**What to work on:** Leave out any pictures and transcribe all other data below exactly.
= = = = = = =
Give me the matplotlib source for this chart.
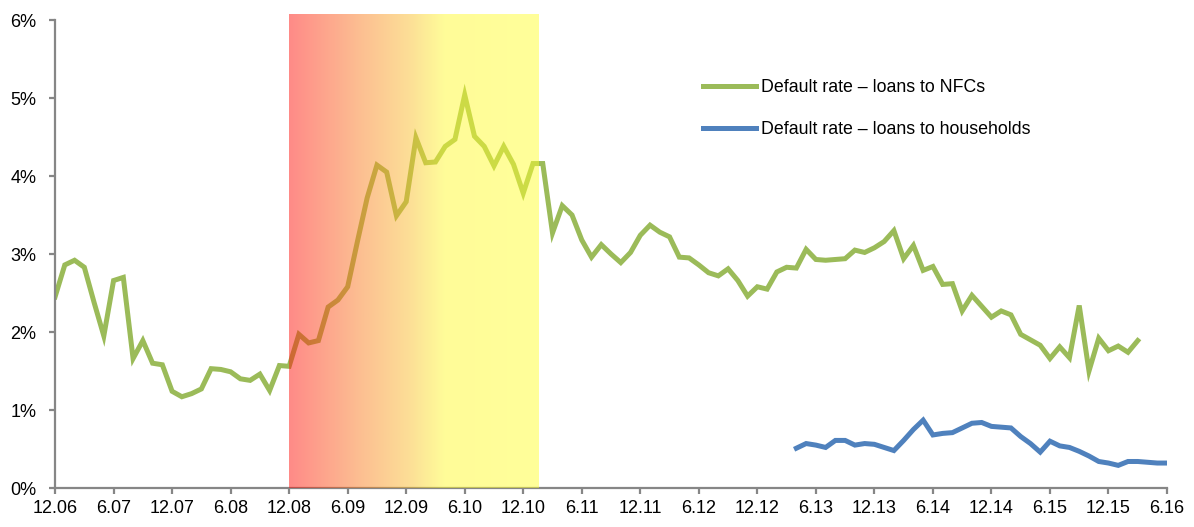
import matplotlib

matplotlib.use("Agg", force=True)
import matplotlib.pyplot as plt
import numpy as np
from matplotlib.colors import to_rgb

plt.rcParams["font.family"] = ["Liberation Sans", "DejaVu Sans"]

# monthly default rates (%), month 0 = Dec 2006
nfc_start = 0
nfc_rate = [
    2.45, 2.86, 2.92, 2.83, 2.38, 1.95, 2.66, 2.70, 1.66, 1.89,
    1.60, 1.58, 1.24, 1.17, 1.21, 1.27, 1.53, 1.52, 1.49, 1.40,
    1.38, 1.46, 1.25, 1.57, 1.56, 1.97, 1.86, 1.89, 2.32, 2.41,
    2.58, 3.16, 3.72, 4.14, 4.05, 3.49, 3.67, 4.49, 4.17, 4.18,
    4.38, 4.47, 5.04, 4.51, 4.38, 4.13, 4.38, 4.15, 3.78, 4.16,
    4.16, 3.27, 3.62, 3.50, 3.18, 2.96, 3.12, 3.00, 2.89, 3.02,
    3.24, 3.37, 3.28, 3.22, 2.96, 2.95, 2.86, 2.76, 2.72, 2.81,
    2.66, 2.46, 2.58, 2.55, 2.77, 2.83, 2.82, 3.06, 2.93, 2.92,
    2.93, 2.94, 3.05, 3.02, 3.08, 3.16, 3.30, 2.94, 3.11, 2.79,
    2.84, 2.61, 2.62, 2.27, 2.47, 2.33, 2.19, 2.27, 2.22, 1.97,
    1.90, 1.83, 1.66, 1.81, 1.67, 2.34, 1.50, 1.92, 1.76, 1.82,
    1.74, 1.89,
]

hh_start = 76
hh_rate = [
    0.51, 0.57, 0.55, 0.52, 0.61, 0.61, 0.55, 0.57, 0.56, 0.52,
    0.48, 0.61, 0.75, 0.87, 0.68, 0.70, 0.71, 0.77, 0.83, 0.84,
    0.79, 0.78, 0.77, 0.66, 0.57, 0.46, 0.60, 0.54, 0.52, 0.47,
    0.41, 0.34, 0.32, 0.29, 0.34, 0.34, 0.33, 0.32, 0.32,
]

tick_labels = [
    "12.06", "6.07", "12.07", "6.08", "12.08", "6.09", "12.09", "6.10",
    "12.10", "6.11", "12.11", "6.12", "12.12", "6.13", "12.13", "6.14",
    "12.14", "6.15", "12.15", "6.16",
]

# crisis band: Dec 2008 to early 2011, red fading to yellow
band_start, band_end = 24, 49.6
band_stops = [0.0, 0.28, 0.48, 0.62, 1.0]
band_colors = ["#ff8a87", "#fcbe91", "#fcde96", "#fffc98", "#ffff99"]
band_alpha = 0.5

GREEN = "#9bbb59"
BLUE = "#4f81bd"
AXIS_GREY = "#868686"

fig = plt.figure(figsize=(11.94, 5.27), dpi=100)
ax = fig.add_axes([0.0461, 0.0740, 0.9313, 0.888])

x_nfc = np.arange(nfc_start, nfc_start + len(nfc_rate))
x_hh = np.arange(hh_start, hh_start + len(hh_rate))
ax.plot(x_nfc, nfc_rate, color=GREEN, lw=3.6, solid_joinstyle="miter",
        label="Default rate – loans to NFCs", zorder=2)
ax.plot(x_hh, hh_rate, color=BLUE, lw=3.6, solid_joinstyle="miter",
        label="Default rate – loans to households", zorder=2)

# semi-transparent gradient laid over the lines
frac = np.linspace(0, 1, 300)
rgb = np.array([to_rgb(c) for c in band_colors])
under = np.clip(1 - (1 - rgb) / band_alpha, 0, 1)
grad = np.stack([np.interp(frac, band_stops, under[:, k]) for k in range(3)], axis=-1)
ax.imshow(grad[np.newaxis, :, :], extent=[band_start, band_end, 0, 6.07],
          aspect="auto", alpha=band_alpha, zorder=3, clip_on=False,
          interpolation="bilinear")

ax.set_xlim(0, 114)
ax.set_ylim(0, 6)
ax.set_xticks(np.arange(0, 115, 6))
ax.set_xticklabels(tick_labels)
ax.set_yticks(np.arange(0, 7))
ax.set_yticklabels([f"{v}%" for v in range(7)])

for side in ("top", "right"):
    ax.spines[side].set_visible(False)
for side in ("left", "bottom"):
    ax.spines[side].set_color(AXIS_GREY)
    ax.spines[side].set_linewidth(1.6)
ax.tick_params(axis="both", colors=AXIS_GREY, width=1.6, length=4.5,
               labelcolor="black", labelsize=13)
ax.tick_params(axis="y", pad=9)
ax.tick_params(axis="x", pad=4)

ax.legend(loc="upper left", bbox_to_anchor=(0.576, 0.889), frameon=False,
          fontsize=12.8, handlelength=3.0, handletextpad=0.3,
          labelspacing=1.4, borderaxespad=0)

fig.savefig("out.png", dpi=100)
= = = = = = =
**Answer for the task:**
Give me the matplotlib source for this chart.
import matplotlib

matplotlib.use("Agg", force=True)
import matplotlib.pyplot as plt
import numpy as np
from matplotlib.colors import to_rgb

plt.rcParams["font.family"] = ["Liberation Sans", "DejaVu Sans"]

# monthly default rates (%), month 0 = Dec 2006
nfc_start = 0
nfc_rate = [
    2.45, 2.86, 2.92, 2.83, 2.38, 1.95, 2.66, 2.70, 1.66, 1.89,
    1.60, 1.58, 1.24, 1.17, 1.21, 1.27, 1.53, 1.52, 1.49, 1.40,
    1.38, 1.46, 1.25, 1.57, 1.56, 1.97, 1.86, 1.89, 2.32, 2.41,
    2.58, 3.16, 3.72, 4.14, 4.05, 3.49, 3.67, 4.49, 4.17, 4.18,
    4.38, 4.47, 5.04, 4.51, 4.38, 4.13, 4.38, 4.15, 3.78, 4.16,
    4.16, 3.27, 3.62, 3.50, 3.18, 2.96, 3.12, 3.00, 2.89, 3.02,
    3.24, 3.37, 3.28, 3.22, 2.96, 2.95, 2.86, 2.76, 2.72, 2.81,
    2.66, 2.46, 2.58, 2.55, 2.77, 2.83, 2.82, 3.06, 2.93, 2.92,
    2.93, 2.94, 3.05, 3.02, 3.08, 3.16, 3.30, 2.94, 3.11, 2.79,
    2.84, 2.61, 2.62, 2.27, 2.47, 2.33, 2.19, 2.27, 2.22, 1.97,
    1.90, 1.83, 1.66, 1.81, 1.67, 2.34, 1.50, 1.92, 1.76, 1.82,
    1.74, 1.89,
]

hh_start = 76
hh_rate = [
    0.51, 0.57, 0.55, 0.52, 0.61, 0.61, 0.55, 0.57, 0.56, 0.52,
    0.48, 0.61, 0.75, 0.87, 0.68, 0.70, 0.71, 0.77, 0.83, 0.84,
    0.79, 0.78, 0.77, 0.66, 0.57, 0.46, 0.60, 0.54, 0.52, 0.47,
    0.41, 0.34, 0.32, 0.29, 0.34, 0.34, 0.33, 0.32, 0.32,
]

tick_labels = [
    "12.06", "6.07", "12.07", "6.08", "12.08", "6.09", "12.09", "6.10",
    "12.10", "6.11", "12.11", "6.12", "12.12", "6.13", "12.13", "6.14",
    "12.14", "6.15", "12.15", "6.16",
]

# crisis band: Dec 2008 to early 2011, red fading to yellow
band_start, band_end = 24, 49.6
band_stops = [0.0, 0.28, 0.48, 0.62, 1.0]
band_colors = ["#ff8a87", "#fcbe91", "#fcde96", "#fffc98", "#ffff99"]
band_alpha = 0.5

GREEN = "#9bbb59"
BLUE = "#4f81bd"
AXIS_GREY = "#868686"

fig = plt.figure(figsize=(11.94, 5.27), dpi=100)
ax = fig.add_axes([0.0461, 0.0740, 0.9313, 0.888])

x_nfc = np.arange(nfc_start, nfc_start + len(nfc_rate))
x_hh = np.arange(hh_start, hh_start + len(hh_rate))
ax.plot(x_nfc, nfc_rate, color=GREEN, lw=3.6, solid_joinstyle="miter",
        label="Default rate – loans to NFCs", zorder=2)
ax.plot(x_hh, hh_rate, color=BLUE, lw=3.6, solid_joinstyle="miter",
        label="Default rate – loans to households", zorder=2)

# semi-transparent gradient laid over the lines
frac = np.linspace(0, 1, 300)
rgb = np.array([to_rgb(c) for c in band_colors])
under = np.clip(1 - (1 - rgb) / band_alpha, 0, 1)
grad = np.stack([np.interp(frac, band_stops, under[:, k]) for k in range(3)], axis=-1)
ax.imshow(grad[np.newaxis, :, :], extent=[band_start, band_end, 0, 6.07],
          aspect="auto", alpha=band_alpha, zorder=3, clip_on=False,
          interpolation="bilinear")

ax.set_xlim(0, 114)
ax.set_ylim(0, 6)
ax.set_xticks(np.arange(0, 115, 6))
ax.set_xticklabels(tick_labels)
ax.set_yticks(np.arange(0, 7))
ax.set_yticklabels([f"{v}%" for v in range(7)])

for side in ("top", "right"):
    ax.spines[side].set_visible(False)
for side in ("left", "bottom"):
    ax.spines[side].set_color(AXIS_GREY)
    ax.spines[side].set_linewidth(1.6)
ax.tick_params(axis="both", colors=AXIS_GREY, width=1.6, length=4.5,
               labelcolor="black", labelsize=13)
ax.tick_params(axis="y", pad=9)
ax.tick_params(axis="x", pad=4)

ax.legend(loc="upper left", bbox_to_anchor=(0.576, 0.889), frameon=False,
          fontsize=12.8, handlelength=3.0, handletextpad=0.3,
          labelspacing=1.4, borderaxespad=0)

fig.savefig("out.png", dpi=100)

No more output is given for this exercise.